Christmas wore the “happy” Mamma hat for the “kids” & grandkids, New Year did the same, now exhausted & need sleep which doesn’t come or stay easily, Didnt realise the 2nd year would be worse, my lounge is covered in boxes waiting for me to get the motivation to pack away christmas decorations, seeing the boxes with Keiths handwriting on broke me as didnt decorate 1st Christmas, I have a great family really good friends but Im so, so lonley, tried clubs etc but cant cope with strangers, Ive put on over 2 stone since my husband died feel awful, gross & very unhappy, need to get a grip

@Renaultone - firstly, you made it through Christmas and New Year - this is a big achievement so take a moment to say “well done, me”. I know how it feels to see handwriting on boxes - you are braver than me as my attempt at decorating was minimalist in the extreme - I am talking 2 baubles and the fairy perched on top of the TV. So you did well, to get them all out and up over the house.
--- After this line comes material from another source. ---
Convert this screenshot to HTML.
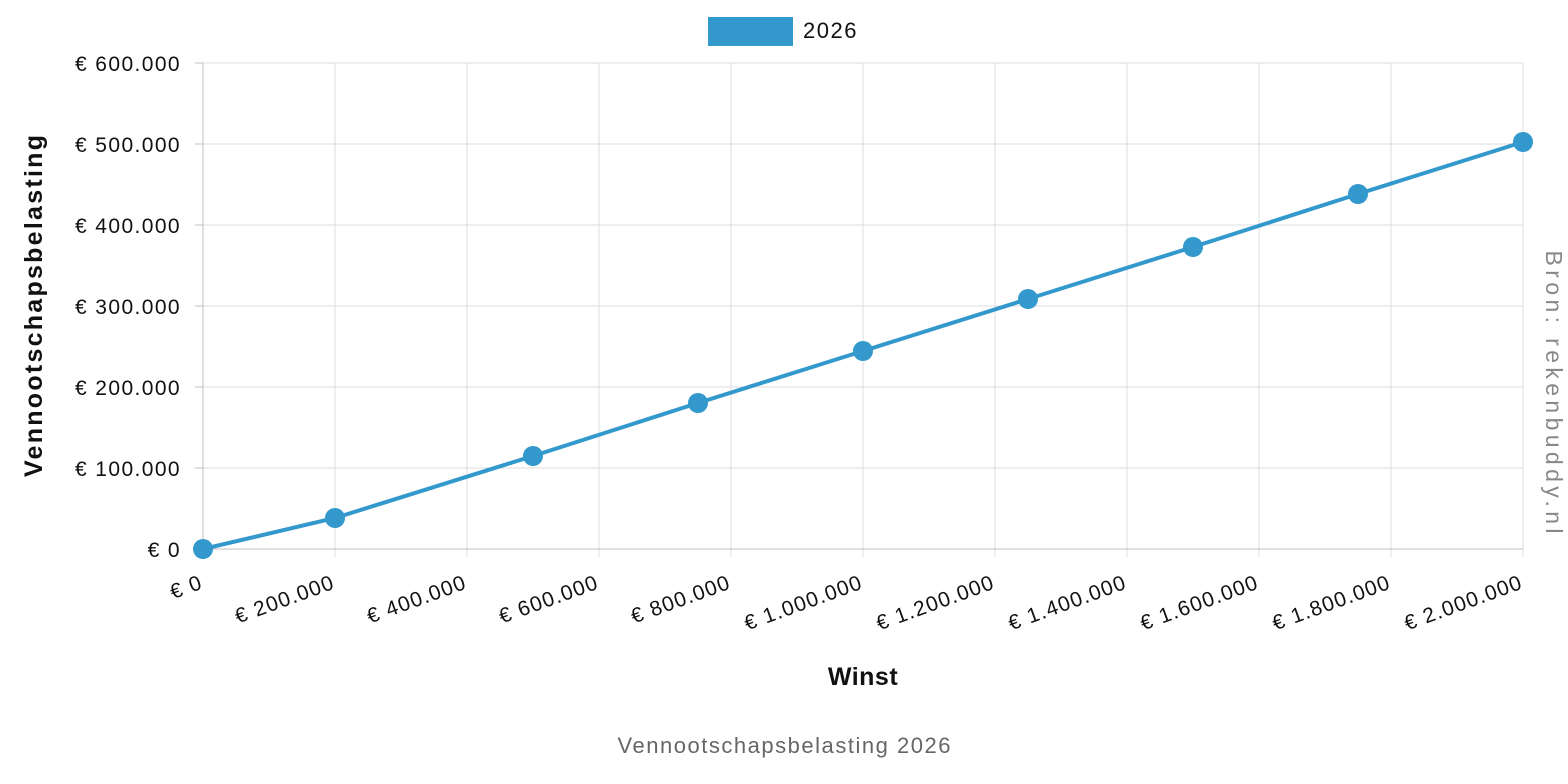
<!DOCTYPE html>
<html><head><meta charset="utf-8"><style>body{margin:0;background:#fff}svg{display:block;font-family:"Liberation Sans",sans-serif}</style></head><body>
<svg width="1568" height="784" viewBox="0 0 1568 784">
<g stroke="#dcdcdc" stroke-width="1">
<line x1="203" y1="63" x2="1523" y2="63"/><line x1="203" y1="144" x2="1523" y2="144"/><line x1="203" y1="225" x2="1523" y2="225"/><line x1="203" y1="306" x2="1523" y2="306"/><line x1="203" y1="387" x2="1523" y2="387"/><line x1="203" y1="468" x2="1523" y2="468"/>
<line x1="335" y1="63" x2="335" y2="557"/><line x1="467" y1="63" x2="467" y2="557"/><line x1="599" y1="63" x2="599" y2="557"/><line x1="731" y1="63" x2="731" y2="557"/><line x1="863" y1="63" x2="863" y2="557"/><line x1="995" y1="63" x2="995" y2="557"/><line x1="1127" y1="63" x2="1127" y2="557"/><line x1="1259" y1="63" x2="1259" y2="557"/><line x1="1391" y1="63" x2="1391" y2="557"/><line x1="1523" y1="63" x2="1523" y2="557"/>
</g>
<g stroke="#c0c0c0"><line x1="203" y1="63" x2="203" y2="557"/><line x1="195" y1="549" x2="1523" y2="549"/>
<line x1="195" y1="63" x2="203" y2="63"/><line x1="195" y1="144" x2="203" y2="144"/><line x1="195" y1="225" x2="203" y2="225"/><line x1="195" y1="306" x2="203" y2="306"/><line x1="195" y1="387" x2="203" y2="387"/><line x1="195" y1="468" x2="203" y2="468"/></g>
<g font-size="21" fill="#111" text-anchor="end" letter-spacing="1.4">
<text x="181" y="71">€ 600.000</text><text x="181" y="152">€ 500.000</text><text x="181" y="233">€ 400.000</text><text x="181" y="314">€ 300.000</text><text x="181" y="395">€ 200.000</text><text x="181" y="476">€ 100.000</text><text x="181" y="557">€ 0</text>
</g>
<g font-size="21" fill="#111" text-anchor="end" letter-spacing="1.2">
<text transform="translate(204,588) rotate(-20)">€ 0</text>
<text transform="translate(336,588) rotate(-20)">€ 200.000</text>
<text transform="translate(468,588) rotate(-20)">€ 400.000</text>
<text transform="translate(600,588) rotate(-20)">€ 600.000</text>
<text transform="translate(732,588) rotate(-20)">€ 800.000</text>
<text transform="translate(864,588) rotate(-20)">€ 1.000.000</text>
<text transform="translate(996,588) rotate(-20)">€ 1.200.000</text>
<text transform="translate(1128,588) rotate(-20)">€ 1.400.000</text>
<text transform="translate(1260,588) rotate(-20)">€ 1.600.000</text>
<text transform="translate(1392,588) rotate(-20)">€ 1.800.000</text>
<text transform="translate(1524,588) rotate(-20)">€ 2.000.000</text>
</g>
<polyline fill="none" stroke="#3399cc" stroke-width="4" points="203,549 335,518 533,456 698,403 863,351 1028,299 1193,247 1358,194 1523,142"/>
<g fill="#3399cc"><circle cx="203" cy="549" r="10"/><circle cx="335" cy="518" r="10"/><circle cx="533" cy="456" r="10"/><circle cx="698" cy="403" r="10"/><circle cx="863" cy="351" r="10"/><circle cx="1028" cy="299" r="10"/><circle cx="1193" cy="247" r="10"/><circle cx="1358" cy="194" r="10"/><circle cx="1523" cy="142" r="10"/></g>
<rect x="708" y="17" width="85" height="29" fill="#3399cc"/>
<text x="803" y="38" font-size="22" fill="#111" letter-spacing="1.5">2026</text>
<text transform="translate(42,306) rotate(-90)" text-anchor="middle" font-size="25" font-weight="bold" fill="#111" textLength="342">Vennootschapsbelasting</text>
<text x="863" y="685" text-anchor="middle" font-size="25" font-weight="bold" fill="#111" letter-spacing="0.5">Winst</text>
<text x="784" y="753" text-anchor="middle" font-size="22" fill="#666" textLength="333">Vennootschapsbelasting 2026</text>
<text transform="translate(1546,392) rotate(90)" text-anchor="middle" font-size="23" fill="#888" textLength="283">Bron: rekenbuddy.nl</text>
</svg>
</body></html>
It is great that you have good family and friends around you - though I know what lonely feels like, and it is pretty rubbish, isn’t it? What helped me was to push myself to do things - walks with friends, time out skiing with others even when my skiing is pretty bad. I bet your friends love your company and would be up for walks, trips into town, etc. It can feel like just filling time, but it isn’t - it is self-care and you deserve love, respect and kindness right now. If you are unhappy about your weight, maybe see if there is a weight-watchers nearby. Everyone I know who has done this has found it really helpful and have made new friends that way - because everyone going is there for the same reason and everyone there wants to make a change. So take heart, my friend, and know that you are doing really well. Bereavement is not for the faint-hearted - it is hard and tough and none of us chose it. But reading your post I see a survivor who is making the best of bad hand of cards and doing it really well. So, from one widow to another, I salute you! Hold tight, have a coffee, and let’s go again today. Loads of love x

I still don’t understand this forum as I have only seen this post today.
So sorry for the delayed response @Vancouver

As always, your post contained such wisdom and hope. You are facing up to your new life and whatever it may bring, which as we all know is so difficult to do.
Thank you for sharing your insight into life a year on. It is now nine months for me and I too feel the burden of grief is a little lighter. I still cry frequently but it is less frequently than it was and is usually less overwhelming. I have moved on in some ways with activities I did on my own. Still struggling with those we did together or the idea of those even.

There is a life after this dreadful loss, even if it is not the one we want.
Thank you for showing us that from your perspective too.